Für einen Ü50 jährigen Schweizer PR- und Kommunikationsspezialisten gibt es aber keine Jobs mehr. Schon lange nicht mehr. Rund 50‘000 Beschäftigte sind in den letzten fünf Jahren ausgesteuert geworden. Kaum einer wird je wieder einen Job finden, wenn die Politik nicht endlich handelt und die künstliche Verteuerung älterer Arbeitskräfte aufgrund der höheren Sozialabgaben nicht endlich abschafft. Ausgesteuerte und Ausgegliederte werden gar nicht mehr in der Statistik erfasst. Daher sind die der Öffentlichkeit präsentierten Zahlen falsch und wiederspiegeln keineswegs die reale Situation.

Diskriminierung und Augenwischerei mit System

Die Diskriminerung lässt sich auch bei den Medien und in der Kommunikationsbranche relativ einfach nachvollziehen. Probe auf’s Exempel: Wenn man als gut gebildeter Arbeitssuchender mit einer kaufmännischen Ausbildung samt einem PR-Abschluss und einer Webpublisher-Weiterbildung sowohl von den Stellenbüro’s als auch von den HR-Damen bei der Nennung des Jahrganges und der Frage, ob man da ein Handicap habe, klar als nicht vermittelbar beziehungsweise chancenlos gilt, ist die düstere Ausgangslage schon glasklar. Auch beim Tages-Anzeiger war man so offen, zu sagen, dass man im Cross-Media-Bereich als Ü50 chanchenlos dasteht.

Würden alle Stellensuchenden über 50 Jahre die Frage des Alters und des Lohns gleich direkt ansprechen und notieren, dann könnte man eine reale Statistik und eine Realsatire über die Absagegründe und Vorwände erstellen, die ein ganz anderes Bild ergeben würden, als das uns von Politikern, Wirtschaftsverbänden und Arbeitgebern servierte Szenario.
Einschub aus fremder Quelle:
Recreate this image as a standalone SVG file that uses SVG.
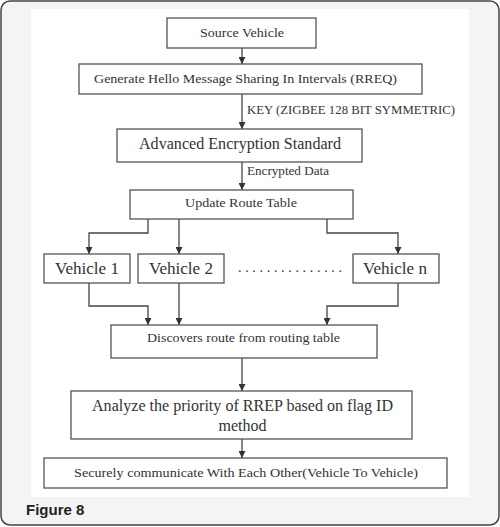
<svg xmlns="http://www.w3.org/2000/svg" width="500" height="527" viewBox="0 0 500 527">
<style>
.box{fill:#fff;stroke:#555;stroke-width:1.3}
.t{font-family:"Liberation Serif","Times New Roman",serif;fill:#333;text-anchor:middle}
.l{font-family:"Liberation Serif","Times New Roman",serif;fill:#333}
.c{fill:none;stroke:#444;stroke-width:1.3}
</style>
<defs>
<marker id="ah" viewBox="0 0 8 8" refX="8" refY="4" markerWidth="7" markerHeight="7" markerUnits="userSpaceOnUse" orient="auto">
<path d="M0,0 L8,4 L0,8 z" fill="#333"/>
</marker>
</defs>
<rect x="1" y="1" width="498" height="524" rx="9" fill="#f3f4f3" stroke="#444" stroke-width="1.5"/>
<rect x="31" y="9" width="438" height="488" fill="#fff"/>
<g id="connectors">
<path class="c" d="M242,48 V64" marker-end="url(#ah)"/>
<path class="c" d="M242,94 V129" marker-end="url(#ah)"/>
<path class="c" d="M242,162 V190" marker-end="url(#ah)"/>
<path class="c" d="M148,219 V233 H89 V254" marker-end="url(#ah)"/>
<path class="c" d="M179,219 V254" marker-end="url(#ah)"/>
<path class="c" d="M327,219 V233 H398 V254" marker-end="url(#ah)"/>
<path class="c" d="M89,283 V306 H148 V325" marker-end="url(#ah)"/>
<path class="c" d="M179,283 V325" marker-end="url(#ah)"/>
<path class="c" d="M398,283 V306 H327 V325" marker-end="url(#ah)"/>
<path class="c" d="M242,358 V391" marker-end="url(#ah)"/>
<path class="c" d="M242,439 V458" marker-end="url(#ah)"/>
<text class="l" x="247" y="114" font-size="12" textLength="208" lengthAdjust="spacingAndGlyphs">KEY (ZIGBEE 128 BIT SYMMETRIC)</text>
<text class="l" x="247" y="175" font-size="12" textLength="82" lengthAdjust="spacingAndGlyphs">Encrypted Data</text>
</g>
<g id="source">
<rect class="box" x="167" y="18" width="149" height="30"/>
<text class="t" x="242" y="37" font-size="13" textLength="84" lengthAdjust="spacingAndGlyphs">Source Vehicle</text>
</g>
<g id="generate">
<rect class="box" x="79" y="64" width="343" height="30"/>
<text class="t" x="245.5" y="83" font-size="13" textLength="303" lengthAdjust="spacingAndGlyphs">Generate Hello Message Sharing In Intervals (RREQ)</text>
</g>
<g id="aes">
<rect class="box" x="117" y="129" width="245" height="33"/>
<text class="t" x="240" y="149" font-size="16" textLength="202" lengthAdjust="spacingAndGlyphs">Advanced Encryption Standard</text>
</g>
<g id="update">
<rect class="box" x="130" y="190" width="223" height="29"/>
<text class="t" x="241" y="207" font-size="13" textLength="112" lengthAdjust="spacingAndGlyphs">Update Route Table</text>
</g>
<g id="vehicle1">
<rect class="box" x="44" y="254" width="86" height="29"/>
<text class="t" x="87" y="274" font-size="16" textLength="64" lengthAdjust="spacingAndGlyphs">Vehicle  1</text>
</g>
<g id="vehicle2">
<rect class="box" x="138" y="254" width="86" height="29"/>
<text class="t" x="181" y="274" font-size="16" textLength="64" lengthAdjust="spacingAndGlyphs">Vehicle  2</text>
</g>
<g id="dots">
<text class="t" x="290" y="272" font-size="14" textLength="104" lengthAdjust="spacing">...............</text>
</g>
<g id="vehiclen">
<rect class="box" x="353" y="254" width="86" height="29"/>
<text class="t" x="395" y="274" font-size="16" textLength="64" lengthAdjust="spacingAndGlyphs">Vehicle  n</text>
</g>
<g id="discovers">
<rect class="box" x="111" y="325" width="266" height="33"/>
<text class="t" x="243.5" y="342" font-size="13" textLength="193" lengthAdjust="spacingAndGlyphs">Discovers route from routing table</text>
</g>
<g id="analyze">
<rect class="box" x="71" y="391" width="341" height="48"/>
<text class="t" x="242.5" y="411" font-size="16" textLength="301" lengthAdjust="spacingAndGlyphs">Analyze the priority of RREP based on flag ID</text>
<text class="t" x="242.5" y="431" font-size="16">method</text>
</g>
<g id="securely">
<rect class="box" x="44" y="458" width="403" height="30"/>
<text class="t" x="246" y="477" font-size="13.5" textLength="344" lengthAdjust="spacingAndGlyphs">Securely communicate With Each Other(Vehicle To Vehicle)</text>
</g>
<text x="26" y="515" font-family="Liberation Sans,Arial,sans-serif" font-weight="bold" font-size="15" fill="#222">Figure 8</text>
</svg>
Inländervorrang mit Indikationsmodell und Schutzklausel verknüpfen

Ein weiteres Indiz, dass über 55 Jährige chancenlos auf dem Arbeitsmarkt sind, ist die Tatsache, dass jedes Jahr rund 6000 Arbeitnehmer vor ihrer Pensionierung ausgesteuert werden. Auf die ganze Altersgruppe hochgerechnet seien dass über 30‘000 Personen, schreibt Strahm in seiner Kolumne. Er schlägt vor, dass den Inländervorranges mit einem Indikatorenmodell zu verknüpfen, welches den echten Fachkräftemangel branchenweise viel exakter erfasst. Man könne diesen auch mit der von den Industrieverbänden geforderten Schutzklausel verbinden. Strahm verweist darauf, dass auch andere Länder de facto einen Inländervorrang kennen und anwenden. Wir dürfen uns nicht von dem Dogma der totalen Marktliberalisierung einschüchtern lassen.